En cours de route, elles se sont sourit, échanger des clins d’œil, appuyé l’une contre l’autre, pris la main. La mère est revenue nous voir le lendemain, sans sa fille, et visiblement très émue de ce qu’elle avait vécue, nous relatant combien ce contact physique, humain, renoué en marchant, l’avait bouleversé.
Certes, un PAS n’est pas pensé comme une thérapie, ni une façon de guérir, d’apaiser,des conflits humains.
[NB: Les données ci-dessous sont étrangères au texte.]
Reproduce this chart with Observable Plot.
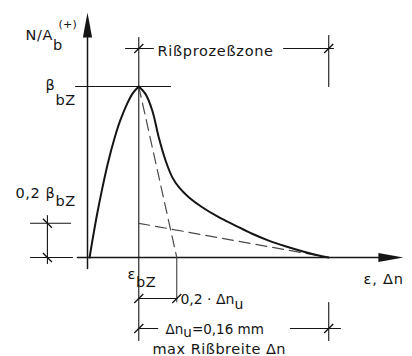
<!DOCTYPE html>
<html>
<head>
<meta charset="utf-8">
<script src="https://cdn.jsdelivr.net/npm/d3@7"></script>
<script src="https://cdn.jsdelivr.net/npm/@observablehq/plot@0.6"></script>
<style>
  html, body { margin: 0; padding: 0; background: #fff; }
  #chart { width: 412px; height: 356px; }
</style>
</head>
<body>
<div id="chart"></div>
<script>
// Normalised units: stress N/A_b in multiples of β_bZ,
// deformation ε, Δn in multiples of the ultimate crack width Δn_u (= 0,16 mm).
const epsBZ = 0.27;                 // strain at peak stress ε_bZ
const dnU = 1.0;                    // Δn_u
const dnEnd = epsBZ + dnU;          // end of the crack process zone
const kink = 0.2;                   // 0,2 · β_bZ and 0,2 · Δn_u

// rising (pre-peak) branch
const riseX = [0.011, 0.026, 0.050, 0.077, 0.107, 0.143, 0.172, 0.209, 0.238, 0.27];
const riseY = [0, 0.10, 0.25, 0.40, 0.55, 0.70, 0.80, 0.90, 0.96, 1.0];

// softening branch after the peak
const fallX = [0.27, 0.305, 0.341, 0.375, 0.411, 0.446, 0.481, 0.533, 0.604, 0.691, 0.779, 0.867, 0.954, 1.042, 1.130, 1.217, 1.27];
const fallY = [1.0, 0.957, 0.860, 0.703, 0.567, 0.470, 0.411, 0.353, 0.294, 0.236, 0.187, 0.139, 0.099, 0.066, 0.037, 0.012, 0];

// bilinear softening approximation
const bilinearSteep = [[epsBZ, 1], [epsBZ + kink * dnU, 0]];
const bilinearFlat = [[epsBZ, kink], [dnEnd, 0]];

// drawing extents (data units)
const xDomain = [-0.458, 1.711];
const yDomain = [-0.579, 1.503];
const yAxisTop = 1.433, yAxisBottom = -0.064;
const xAxisLeft = -0.053, xAxisTip = 1.663;
const yRPZ = 1.222;                 // Rißprozeßzone dimension line
const yExtTop = 1.287;              // top of extension lines
const yExtBottom = -0.485;          // bottom of extension lines
const yD1 = -0.240;                 // 0,2 · Δn_u dimension line
const yD2 = -0.415;                 // Δn_u dimension line
const xB = -0.211;                  // 0,2 β_bZ dimension line

// labels; _{..} marks a subscript
const labelText = ["N/A_{b}", "(+)", "β_{bZ}", "0,2 β_{bZ}", "ε_{bZ}", "ε, Δn",
                   "Rißprozeßzone", "0,2 · Δn_{u}", "Δn_{u}=0,16 mm", "max Rißbreite Δn"];
const labelX = [-0.326, -0.153, -0.221, -0.379, 0.211, 1.453, 0.368, 0.489, 0.411, 0.342];
const labelY = [1.298, 1.365, 1.007, 0.373, -0.096, -0.128, 1.208, -0.243, -0.425, -0.54];
const labelSize = [14.5, 11, 14.5, 14.5, 14.5, 14.5, 14.5, 14, 13.5, 14.5];
const labelSpacing = [0.6, 0.3, 0.6, 0.6, 0.6, 0.8, 0.7, 0, 0, 0.5];
const labelSub = [10, 0, 15, 8, 8, 0, 0, 5, 3, 0];
const labels = labelText.map((t, i) => ({
  t, x: labelX[i], y: labelY[i], fs: labelSize[i], ls: labelSpacing[i], sub: labelSub[i]
}));

// filled arrow head, tip at the origin pointing up
const arrowHead = {draw(ctx) { ctx.moveTo(0, 0); ctx.lineTo(4.6, 25); ctx.lineTo(-4.6, 25); ctx.closePath(); }};
// oblique dimension tick
const slash = {draw(ctx) { ctx.moveTo(-4.5, 4.5); ctx.lineTo(4.5, -4.5); }};

const ink = "#151515";
const seg = (a, b, o = {}) => Plot.line([a, b], {stroke: ink, strokeWidth: 1.1, ...o});

const chart = Plot.plot({
  width: 412,
  height: 356,
  margin: 0,
  x: {domain: xDomain, axis: null},
  y: {domain: yDomain, axis: null},
  style: {fontFamily: "DejaVu Sans", fontSize: "14px", background: "#fff", color: ink},
  marks: [
    // axes
    seg([0, yAxisBottom], [0, yAxisTop - 0.05], {strokeWidth: 1.5}),
    seg([xAxisLeft, 0], [xAxisTip - 0.05, 0], {strokeWidth: 1.5}),
    Plot.dot([[0, yAxisTop]], {symbol: arrowHead, fill: ink, stroke: "none"}),
    Plot.dot([[xAxisTip, 0]], {symbol: arrowHead, fill: ink, stroke: "none", rotate: 90}),

    // reference lines at the peak
    seg([-0.063, 1], [0.437, 1]),
    seg([epsBZ, yExtTop], [epsBZ, yExtBottom]),
    seg([dnEnd, 1.298], [dnEnd, 1]),

    // Rißprozeßzone dimension
    seg([0.2, yRPZ], [0.347, yRPZ]),
    seg([1.032, yRPZ], [1.295, yRPZ]),

    // 0,2 · Δn_u dimension
    seg([epsBZ + kink * dnU, 0], [epsBZ + kink * dnU, -0.26], {strokeWidth: 0.9}),
    seg([epsBZ, yD1], [epsBZ + kink * dnU, yD1]),

    // Δn_u dimension
    seg([dnEnd, -0.263], [dnEnd, yExtBottom]),
    seg([epsBZ, yD2], [0.37, yD2]),
    seg([1.068, yD2], [1.332, yD2]),

    // 0,2 β_bZ dimension
    seg([-0.3, kink], [-0.089, kink]),
    seg([-0.3, 0], [-0.079, 0]),
    seg([xB, 0.246], [xB, -0.035]),

    // dimension ticks
    Plot.dot([[epsBZ, yRPZ], [dnEnd, yRPZ], [epsBZ, yD1], [epsBZ + kink * dnU, yD1], [epsBZ, yD2], [dnEnd, yD2]],
      {symbol: slash, stroke: ink, strokeWidth: 1.3, fill: "none"}),
    Plot.dot([[xB, kink], [xB, 0]], {symbol: slash, stroke: ink, strokeWidth: 1.3, fill: "none", rotate: 90}),

    // bilinear approximation
    Plot.line(bilinearSteep, {stroke: "#4a4a4a", strokeWidth: 1.2, strokeDasharray: "11,6"}),
    Plot.line(bilinearFlat, {stroke: "#4a4a4a", strokeWidth: 1.2, strokeDasharray: "11,6"}),

    // stress–deformation curve
    Plot.line(riseX.map((x, i) => [x, riseY[i]]), {stroke: ink, strokeWidth: 2, curve: "catmull-rom"}),
    Plot.line(fallX.map((x, i) => [x, fallY[i]]), {stroke: ink, strokeWidth: 2, curve: "catmull-rom"}),

    // labels
    Plot.text(labels, {x: "x", y: "y", text: "t", textAnchor: "start", fill: ink, fontSize: "fs"})
  ]
});

document.getElementById("chart").append(chart);

// turn _{..} markup into lowered tspans and apply letter spacing
const byText = new Map(labels.map(d => [d.t, d]));
d3.select(chart).selectAll("text").each(function () {
  const el = d3.select(this);
  const src = this.textContent;
  const info = byText.get(src);
  if (!info) return;
  el.style("letter-spacing", info.ls + "px");
  if (!/_\{/.test(src)) return;
  const parts = [];
  const re = /_\{([^}]*)\}|([^_]+)/g;
  let m;
  while ((m = re.exec(src))) {
    if (m[2]) parts.push({s: m[2], off: 0});
    else parts.push({s: m[1], off: info.sub});
  }
  el.text(null);
  let cur = 0;
  for (const p of parts) {
    const t = el.append("tspan").text(p.s);
    if (p.off !== cur) t.attr("dy", p.off - cur);
    cur = p.off;
  }
});
</script>
</body>
</html>
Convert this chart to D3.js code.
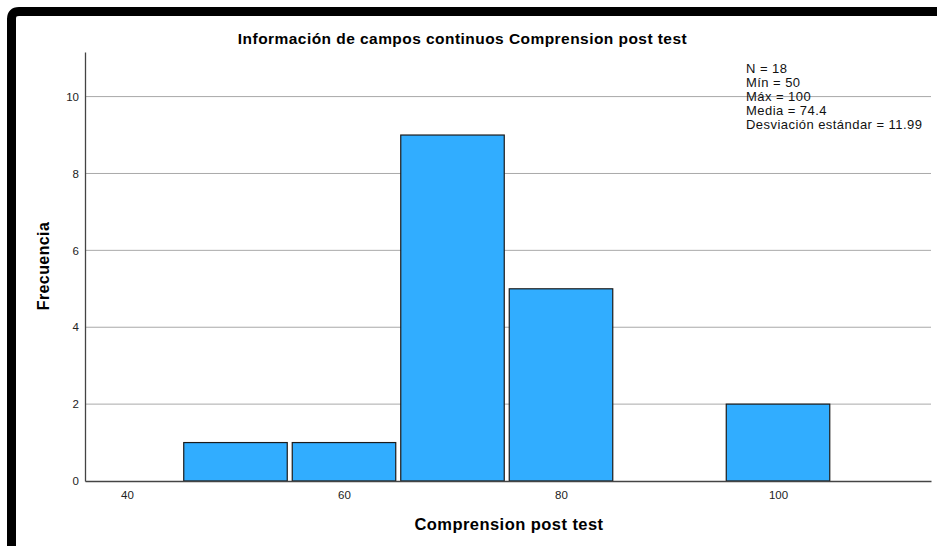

Je suis très loin d’une forme de « baladohérapie « que de toute façon je ne saurais absolument pas gérer, le soin étant loin de mes domaines de compétence.
Néanmoins, suite à ce retour spontané, je me suis plus encore rendu compte combien le geste silencieux, les formes de communication non verbale, pratiqués dans les PAS pouvaient souder, et dans ce cas précis ressouder un groupe, ne serait-ce qu’un couple mère fille jusqu’alors en conflit.
En dehors du mot, de la parole, marcher et écouter ensemble créent indéniablement une connivence dans l’instant, renforcée par un silence que je qualifierais d’habité.
Et si les PAS, sans même cherche à en expliquer le pourquoi du comment, ne servaient qu’à créer ou consolider des liens d’écoutant à écoutant, cela serait déjà pour moi un petit PAS de franchi, vers l’autre.